Search the data for the word "page". Reproduce every line where it is found.

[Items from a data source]

+++

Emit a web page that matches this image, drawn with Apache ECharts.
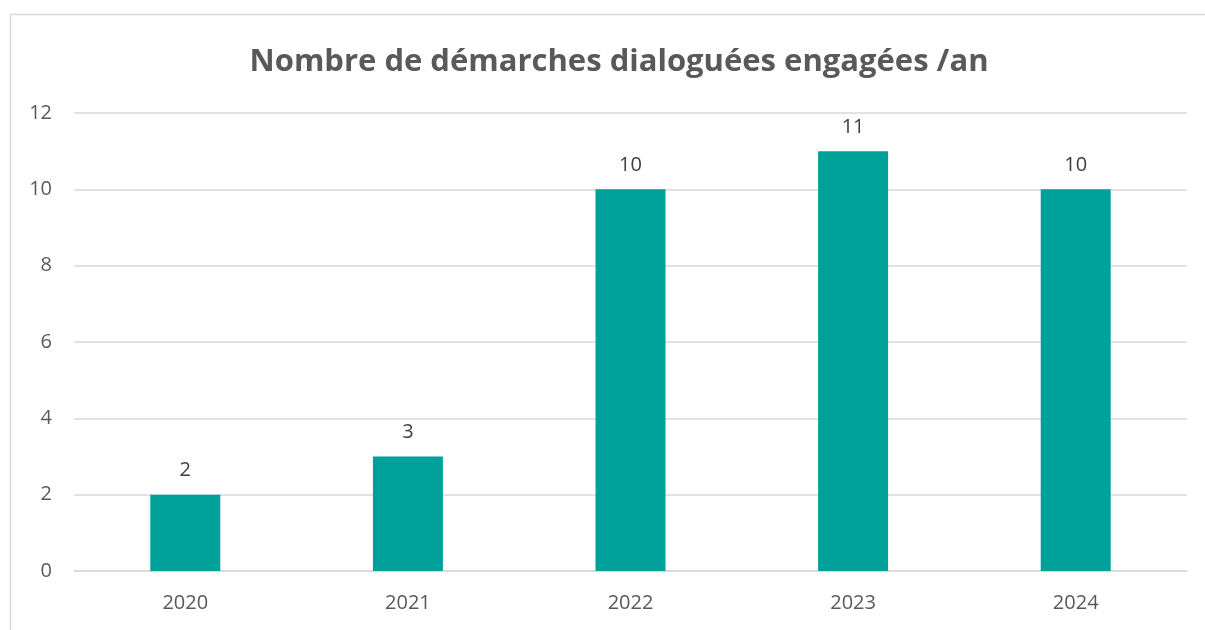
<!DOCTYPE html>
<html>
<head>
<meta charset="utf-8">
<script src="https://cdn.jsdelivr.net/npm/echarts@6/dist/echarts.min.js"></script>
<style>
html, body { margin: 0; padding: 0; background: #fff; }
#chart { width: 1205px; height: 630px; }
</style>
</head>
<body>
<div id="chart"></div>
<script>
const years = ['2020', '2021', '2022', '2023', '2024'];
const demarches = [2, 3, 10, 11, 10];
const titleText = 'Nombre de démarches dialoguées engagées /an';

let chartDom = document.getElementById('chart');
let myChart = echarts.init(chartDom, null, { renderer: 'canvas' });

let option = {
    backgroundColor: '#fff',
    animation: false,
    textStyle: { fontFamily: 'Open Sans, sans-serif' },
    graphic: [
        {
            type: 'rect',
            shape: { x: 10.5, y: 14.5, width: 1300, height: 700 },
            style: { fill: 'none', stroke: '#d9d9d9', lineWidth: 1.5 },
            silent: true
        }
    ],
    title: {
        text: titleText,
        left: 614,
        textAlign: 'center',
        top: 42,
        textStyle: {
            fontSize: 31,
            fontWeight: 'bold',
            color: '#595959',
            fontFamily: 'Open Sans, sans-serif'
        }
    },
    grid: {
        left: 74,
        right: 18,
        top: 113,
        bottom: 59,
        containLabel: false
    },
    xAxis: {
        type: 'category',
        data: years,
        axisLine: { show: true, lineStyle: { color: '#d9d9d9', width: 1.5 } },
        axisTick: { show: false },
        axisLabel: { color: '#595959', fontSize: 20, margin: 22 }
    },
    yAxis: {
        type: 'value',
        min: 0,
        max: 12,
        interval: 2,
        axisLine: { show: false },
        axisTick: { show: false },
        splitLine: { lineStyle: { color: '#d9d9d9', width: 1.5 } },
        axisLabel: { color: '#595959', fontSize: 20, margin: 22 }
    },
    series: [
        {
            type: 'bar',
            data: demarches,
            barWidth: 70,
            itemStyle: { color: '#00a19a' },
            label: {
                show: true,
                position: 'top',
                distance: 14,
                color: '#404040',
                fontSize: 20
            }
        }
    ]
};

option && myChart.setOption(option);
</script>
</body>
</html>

+++

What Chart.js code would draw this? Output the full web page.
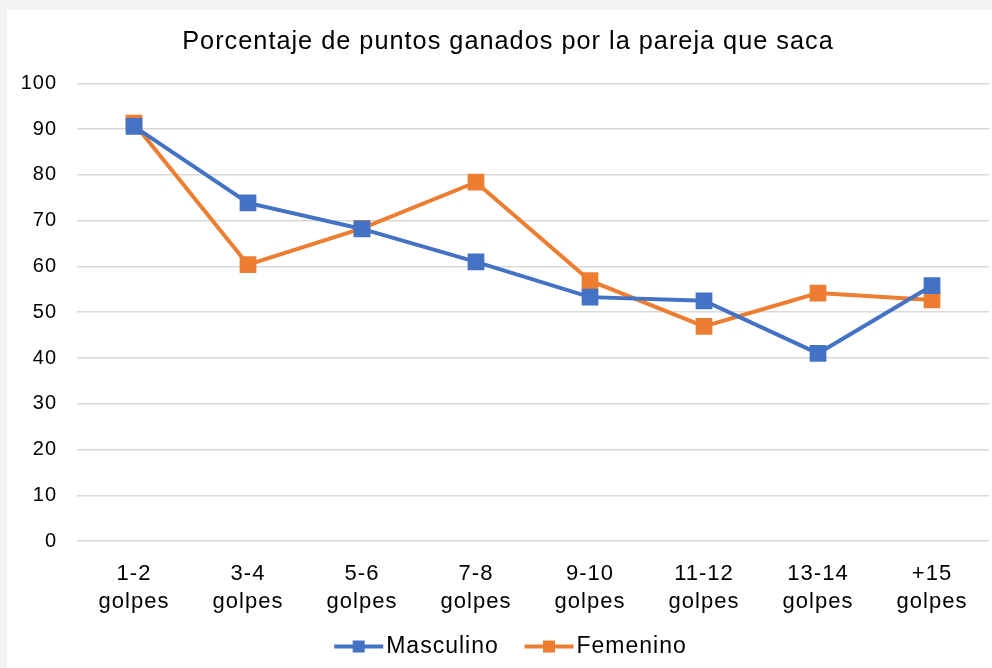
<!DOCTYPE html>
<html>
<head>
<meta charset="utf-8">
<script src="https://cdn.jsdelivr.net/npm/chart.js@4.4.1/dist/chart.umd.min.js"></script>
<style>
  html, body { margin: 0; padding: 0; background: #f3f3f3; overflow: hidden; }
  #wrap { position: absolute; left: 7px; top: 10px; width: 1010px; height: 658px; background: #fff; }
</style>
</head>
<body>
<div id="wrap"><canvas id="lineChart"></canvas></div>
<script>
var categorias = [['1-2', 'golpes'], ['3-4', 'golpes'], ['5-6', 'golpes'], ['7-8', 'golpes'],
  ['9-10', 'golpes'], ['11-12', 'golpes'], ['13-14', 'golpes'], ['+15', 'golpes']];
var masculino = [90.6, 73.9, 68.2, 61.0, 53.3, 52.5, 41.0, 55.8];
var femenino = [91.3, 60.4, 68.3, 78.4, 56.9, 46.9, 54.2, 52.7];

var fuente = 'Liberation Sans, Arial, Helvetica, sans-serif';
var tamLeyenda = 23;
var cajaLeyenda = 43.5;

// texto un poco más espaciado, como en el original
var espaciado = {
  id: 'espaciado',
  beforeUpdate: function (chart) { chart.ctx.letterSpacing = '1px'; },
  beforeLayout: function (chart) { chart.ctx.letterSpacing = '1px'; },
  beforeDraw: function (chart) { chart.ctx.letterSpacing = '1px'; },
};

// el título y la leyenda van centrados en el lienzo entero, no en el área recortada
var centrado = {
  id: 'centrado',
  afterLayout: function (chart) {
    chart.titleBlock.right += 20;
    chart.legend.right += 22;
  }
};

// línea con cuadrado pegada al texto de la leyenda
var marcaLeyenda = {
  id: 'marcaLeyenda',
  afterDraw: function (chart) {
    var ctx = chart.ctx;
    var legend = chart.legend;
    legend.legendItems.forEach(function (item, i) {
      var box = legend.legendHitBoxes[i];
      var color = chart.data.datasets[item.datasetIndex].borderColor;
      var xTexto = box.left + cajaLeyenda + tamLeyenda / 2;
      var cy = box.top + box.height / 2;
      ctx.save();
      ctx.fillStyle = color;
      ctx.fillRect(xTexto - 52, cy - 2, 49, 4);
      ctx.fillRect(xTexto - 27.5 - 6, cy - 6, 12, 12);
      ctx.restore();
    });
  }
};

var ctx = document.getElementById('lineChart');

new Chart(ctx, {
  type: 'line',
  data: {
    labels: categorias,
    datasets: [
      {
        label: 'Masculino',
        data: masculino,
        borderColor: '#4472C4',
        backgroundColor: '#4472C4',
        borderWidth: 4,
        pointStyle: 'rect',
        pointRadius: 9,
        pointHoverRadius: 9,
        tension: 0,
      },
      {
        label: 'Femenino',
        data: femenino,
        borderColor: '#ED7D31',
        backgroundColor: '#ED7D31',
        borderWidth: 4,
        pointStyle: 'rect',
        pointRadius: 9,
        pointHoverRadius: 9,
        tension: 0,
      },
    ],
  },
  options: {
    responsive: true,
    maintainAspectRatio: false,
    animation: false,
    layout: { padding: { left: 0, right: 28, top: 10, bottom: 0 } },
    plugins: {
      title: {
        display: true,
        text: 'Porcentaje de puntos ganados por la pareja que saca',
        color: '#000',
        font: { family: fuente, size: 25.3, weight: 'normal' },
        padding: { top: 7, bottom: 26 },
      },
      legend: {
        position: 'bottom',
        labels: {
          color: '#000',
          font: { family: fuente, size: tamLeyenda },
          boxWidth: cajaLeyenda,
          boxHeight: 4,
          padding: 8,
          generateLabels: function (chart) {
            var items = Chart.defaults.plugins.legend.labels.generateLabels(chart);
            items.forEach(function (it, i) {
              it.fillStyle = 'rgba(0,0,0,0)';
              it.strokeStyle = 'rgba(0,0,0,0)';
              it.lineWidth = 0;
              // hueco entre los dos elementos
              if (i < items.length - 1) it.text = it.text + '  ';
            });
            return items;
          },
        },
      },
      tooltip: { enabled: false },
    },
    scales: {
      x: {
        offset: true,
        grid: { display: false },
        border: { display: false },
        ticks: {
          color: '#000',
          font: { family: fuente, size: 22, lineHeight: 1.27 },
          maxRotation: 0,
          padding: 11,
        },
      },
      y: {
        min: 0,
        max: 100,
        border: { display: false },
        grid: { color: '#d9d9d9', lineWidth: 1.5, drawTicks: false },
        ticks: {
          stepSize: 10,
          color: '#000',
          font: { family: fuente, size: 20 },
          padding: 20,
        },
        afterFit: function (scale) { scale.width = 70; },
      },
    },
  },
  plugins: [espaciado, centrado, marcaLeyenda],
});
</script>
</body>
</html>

+++

*Response for this exercise:*
Emit a web page that matches this image, drawn with Apache ECharts.
What Chart.js code would draw this? Output the full web page.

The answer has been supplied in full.